Assuming the votes are approved, I’m estimating the transaction should close the second week of August – consistent with the terms of the merger agreement: “if the Merger Closing shall not have occurred on or before August 10, 2010 (the “ Merger Deadline)”
Return
The stock has been trading under $0.60 over the past month, and as low as $0.56.
Final Thoughts
If the transaction is not completed, substantial risk remains, as the stock was trading under $0.20 before the merger announcement.
Although I’m sure some of AHOM’s long-time shareholders are disappointed by this result (especially when compared to the offer from 4 years ago), I think it is the only option for the Company. Several executives have been exercising stock options in the past month, a sign they expect the transaction to go through.
Update – 7-07-10
AHOM announced the launch of the tender offer today. The transaction seems to be on schedule, with the expiration of the tender offer on August 4.
The main condition that still needs to be satisfied is that >90% of outstanding shares actually tender their shares. Since 96% of shares voted to approve the merger, I think it’s likely that a similar number will tender their shares during the offer period.
Documents
[table id=4 /]
*Update – 8/05/10
Step 4 of the going private transaction – the self tender offer – was supposed to wrap up yesterday. Greater than 90% of shares needed to be tendered in order to complete the transaction.
Yesterday, AHOM announced an initial count, with 6,848,732 or 87% of shares validly tendered. Therefore, the company is extending the offer until August 25.
Although it is disappointing that the transaction won’t wrap up this week (from a time value of money standpoint), it seems pretty likely that the company will get the last 3% it needs.
Disclosure
Long AHOM
AHOM announced results of the shareholder meeting today, with ~96% of shareholder approving the reincorporation. The tender offer should be commenced shortly.
http://www.sec.gov/Archives/edgar/data/879181/000095012310062834/g23945e8vk.htm
Thanks for the update. Will be looking at this one as more conditions are met.

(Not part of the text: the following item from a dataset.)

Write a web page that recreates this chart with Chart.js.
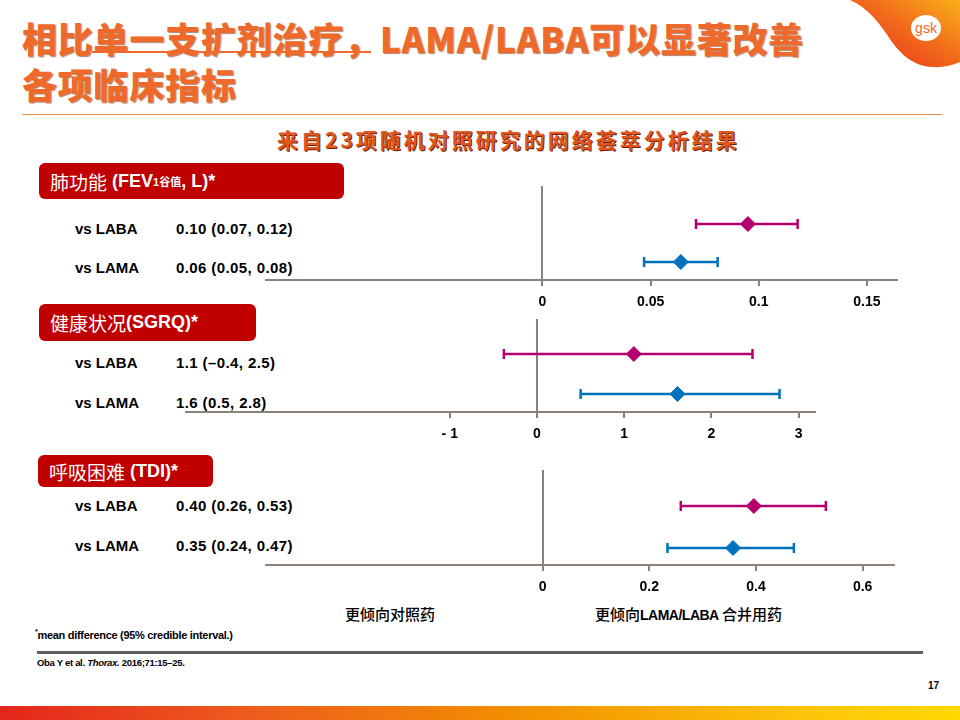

Nothing like hitting singles with mergers nowadays.
Jae,
Thanks for the comment. The tender offer should be commenced this coming week and last for approx 20 business days.
I’m hoping the transaction finishes up at the beginning of August.
At 64 cents, it’s still an attractive opportunity – 67 cent buyout means just under a 5% gain.
Ankit,
Agreed. The shares have bounced around in the past few weeks, dropping as low as $0.62 since the start of the tender offer.
Setting a standing limit order for an entry point between .62 and .64 will probably ensure you pick up shares before the offer ends.
So if 90% are tendered, the remaining shares not tendered will receive $.67 in the follow-on merger correct? The reason I ask is since I have a fee for tendering shares, scooping up some for a short-term holding would be more advantageous than having cash, but probably wouldn’t be worth it if tendering is absolutely necessary.
Vince,
Yes. From my understanding of the proxy documents, as long as 90% of shares are tendered, all remaining untendered shares will be cashed out at $0.67 per share.
You might want to confirm with your broker that they do not charge a fee for this type of transactions however.